# Tila Tequilas Verlobte gestorben.



## Tokko (6 Jan. 2010)

*Kosmetik-Erbin Casey Johnson wurde nur 30 Jahre alt.​*





​
Erst im Dezember machten Tila Tequila und Casey Johnson ihre Verlobung öffentlich, schwebten auf Wolke 7. Jetzt ist für die quirlige MTV-Moderatorin eine Welt zusammen gebrochen. 
Johnson ist tot, sie starb im Alter von nur 30 Jahren aus noch ungeklärter Ursache. Gestern Morgen entdecken Polizisten die Leiche der Millionenerbin des "Johnson & Johnson"-Konzerns.


Tila Tequila glaubte zunächst, Johnson sei "nur" ins Koma gefallen. Als sie erkannte, dass ihre Verlobte tot ist, schrieb sie auf Twitter: "Bitte, betet für meine Verlobte Casey. Sie ist gerade gestorben. Danke für all eure Liebe und Unterstützung. Ich bin am Boden zerstört, mein Herz schmerzt."

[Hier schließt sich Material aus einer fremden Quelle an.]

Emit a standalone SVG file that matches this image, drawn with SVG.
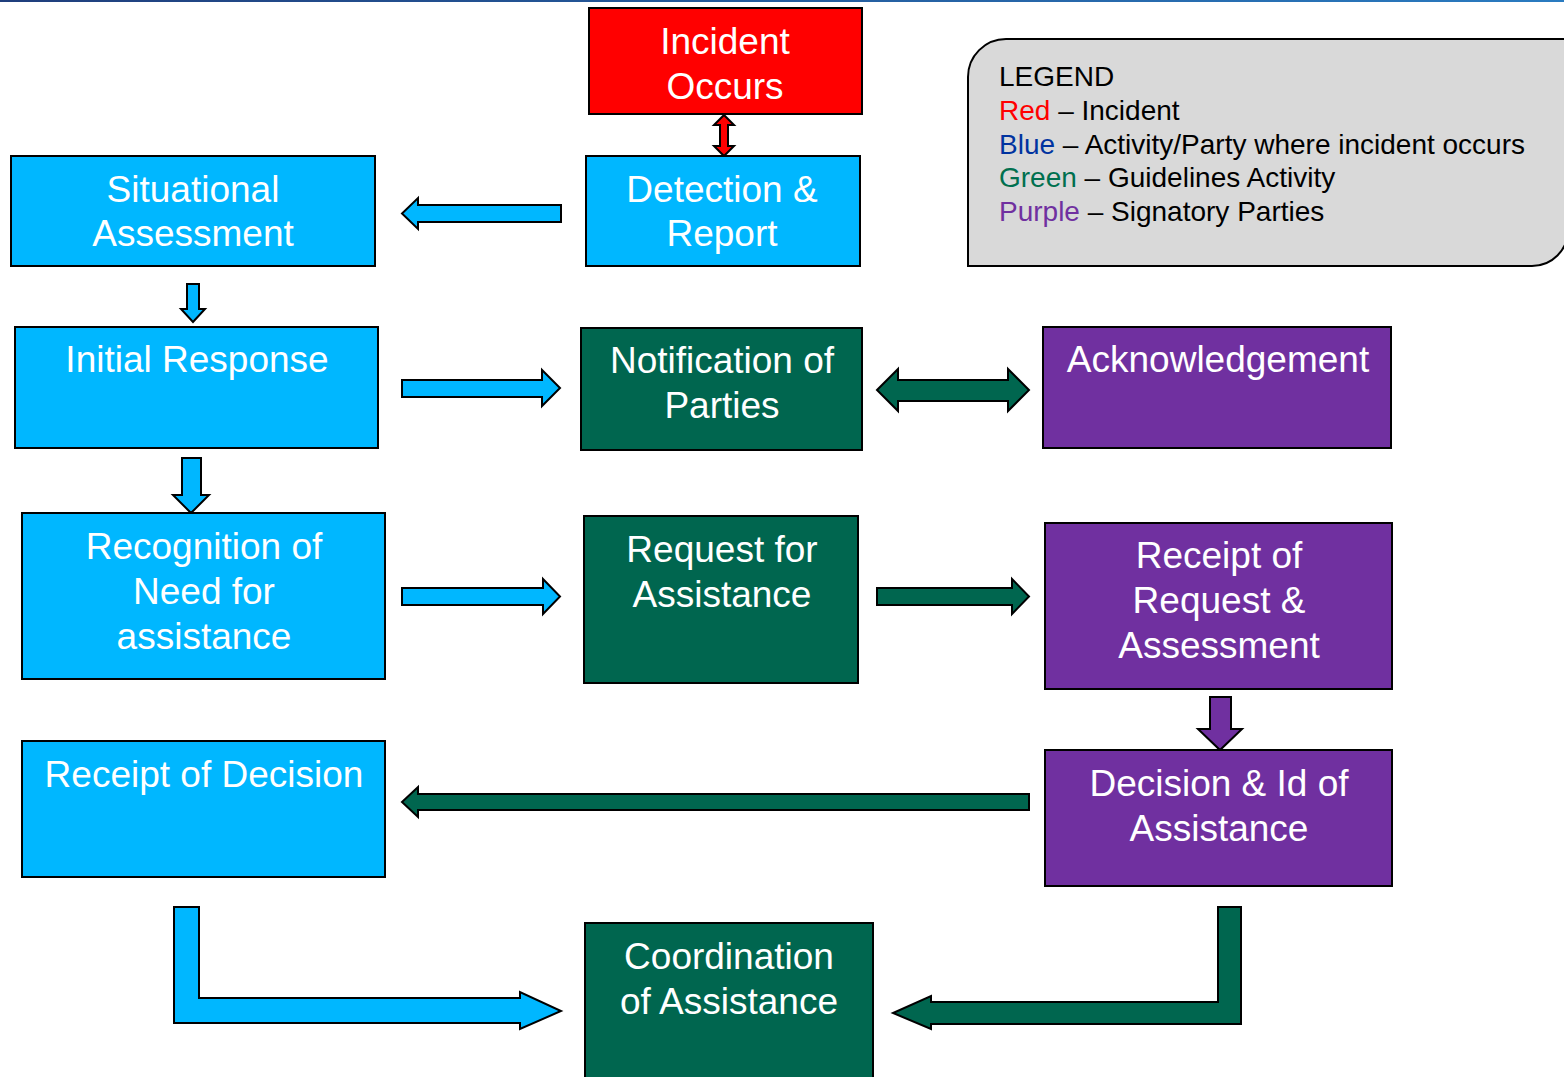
<svg xmlns="http://www.w3.org/2000/svg" width="1564" height="1077" viewBox="0 0 1564 1077">
<defs>
<linearGradient id="topline" x1="0" y1="0" x2="1" y2="0">
<stop offset="0" stop-color="#1F3E7C"/>
<stop offset="1" stop-color="#2A7BC0"/>
</linearGradient>
</defs>
<style>
.box{stroke:#000;stroke-width:2}
.red{fill:#FF0000}
.blue{fill:#00B7FF}
.green{fill:#00664F}
.purple{fill:#7030A0}
.arr{stroke:#000;stroke-width:2;stroke-linejoin:miter}
.t{font-family:"Liberation Sans",Arial,sans-serif;font-size:37px;fill:#fff;text-anchor:middle}
.lg{font-family:"Liberation Sans",Arial,sans-serif;font-size:28px;fill:#000}
</style>
<rect x="0" y="0" width="1564" height="2" fill="url(#topline)"/>

<g id="legend">
<path d="M1006,39 H1568 V230 A36,36 0 0 1 1532,266 H968 V77 A38,38 0 0 1 1006,39 Z" fill="#D9D9D9" stroke="#000" stroke-width="2"/>
<text class="lg" x="999" y="86">LEGEND</text>
<text class="lg" x="999" y="120"><tspan fill="#FF0000">Red</tspan> – Incident</text>
<text class="lg" x="999" y="154"><tspan fill="#0033A0">Blue</tspan> – Activity/Party where incident occurs</text>
<text class="lg" x="999" y="187"><tspan fill="#00704F">Green</tspan> – Guidelines Activity</text>
<text class="lg" x="999" y="221"><tspan fill="#7030A0">Purple</tspan> – Signatory Parties</text>
</g>

<g id="connectors">
<path class="arr red" d="M724,115 L734,125 H728 V146 H734 L724,156 L714,146 H720 V125 H714 Z"/>
<path class="arr blue" d="M561,205 V222 H418 V229 L402,213.5 L418,198 V205 Z"/>
<path class="arr blue" d="M187,284 H199 V309 H205 L193,322 L181,309 H187 Z"/>
<path class="arr blue" d="M182,458 H201 V495 H209 L191,513 L173,495 H182 Z"/>
<path class="arr blue" d="M402,380 H542 V370 L560,388 L542,406 V397 H402 Z"/>
<path class="arr green" d="M877,390 L898,369 V380 H1008 V369 L1029,390 L1008,411 V401 H898 V411 Z"/>
<path class="arr blue" d="M402,588 H543 V579 L560,596.5 L543,614 V605 H402 Z"/>
<path class="arr green" d="M877,588 H1012 V579 L1029,596.5 L1012,614 V605 H877 Z"/>
<path class="arr purple" d="M1210,697 H1231 V729 H1242 L1220,750 L1198,729 H1210 Z"/>
<path class="arr green" d="M1029,794 V810 H418 V817 L402,802 L418,787 V794 Z"/>
<path class="arr blue" d="M174,907 H199 V998 H520 V992 L561,1011 L520,1029 V1023 H174 Z"/>
<path class="arr green" d="M1241,907 H1218 V1002 H931 V996 L893,1013 L931,1029 V1024 H1241 Z"/>
</g>

<g id="incident">
<rect class="box red" x="589" y="8" width="273" height="106"/>
<text class="t" x="725" y="54">Incident</text>
<text class="t" x="725" y="99">Occurs</text>
</g>
<g id="detection">
<rect class="box blue" x="586" y="156" width="274" height="110"/>
<text class="t" x="722" y="202">Detection &amp;</text>
<text class="t" x="722" y="246">Report</text>
</g>
<g id="situational">
<rect class="box blue" x="11" y="156" width="364" height="110"/>
<text class="t" x="193" y="202">Situational</text>
<text class="t" x="193" y="246">Assessment</text>
</g>
<g id="initial">
<rect class="box blue" x="15" y="327" width="363" height="121"/>
<text class="t" x="197" y="372">Initial Response</text>
</g>
<g id="notification">
<rect class="box green" x="581" y="328" width="281" height="122"/>
<text class="t" x="722" y="373">Notification of</text>
<text class="t" x="722" y="418">Parties</text>
</g>
<g id="acknowledgement">
<rect class="box purple" x="1043" y="327" width="348" height="121"/>
<text class="t" x="1218" y="372">Acknowledgement</text>
</g>
<g id="recognition">
<rect class="box blue" x="22" y="513" width="363" height="166"/>
<text class="t" x="204" y="559">Recognition of</text>
<text class="t" x="204" y="604">Need for</text>
<text class="t" x="204" y="649">assistance</text>
</g>
<g id="request">
<rect class="box green" x="584" y="516" width="274" height="167"/>
<text class="t" x="722" y="562">Request for</text>
<text class="t" x="722" y="607">Assistance</text>
</g>
<g id="receipt-request">
<rect class="box purple" x="1045" y="523" width="347" height="166"/>
<text class="t" x="1219" y="568">Receipt of</text>
<text class="t" x="1219" y="613">Request &amp;</text>
<text class="t" x="1219" y="658">Assessment</text>
</g>
<g id="receipt-decision">
<rect class="box blue" x="22" y="741" width="363" height="136"/>
<text class="t" x="204" y="787">Receipt of Decision</text>
</g>
<g id="decision">
<rect class="box purple" x="1045" y="750" width="347" height="136"/>
<text class="t" x="1219" y="796">Decision &amp; Id of</text>
<text class="t" x="1219" y="841">Assistance</text>
</g>
<g id="coordination">
<rect class="box green" x="585" y="923" width="288" height="160"/>
<text class="t" x="729" y="969">Coordination</text>
<text class="t" x="729" y="1014">of Assistance</text>
</g>
</svg>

Die Polizei hat inzwischen eine Untersuchung eingeleitet, die die genauen Todesumstände ermitteln soll. Auch toxikologische Tests wurden angeordnet.

Quelle:
tvmovie.de


----------



## AMUN (6 Jan. 2010)

Mit 30 ist schon traurig...

Aber warum sterben die Reichen immer an "ungeklärter Ursache"?


----------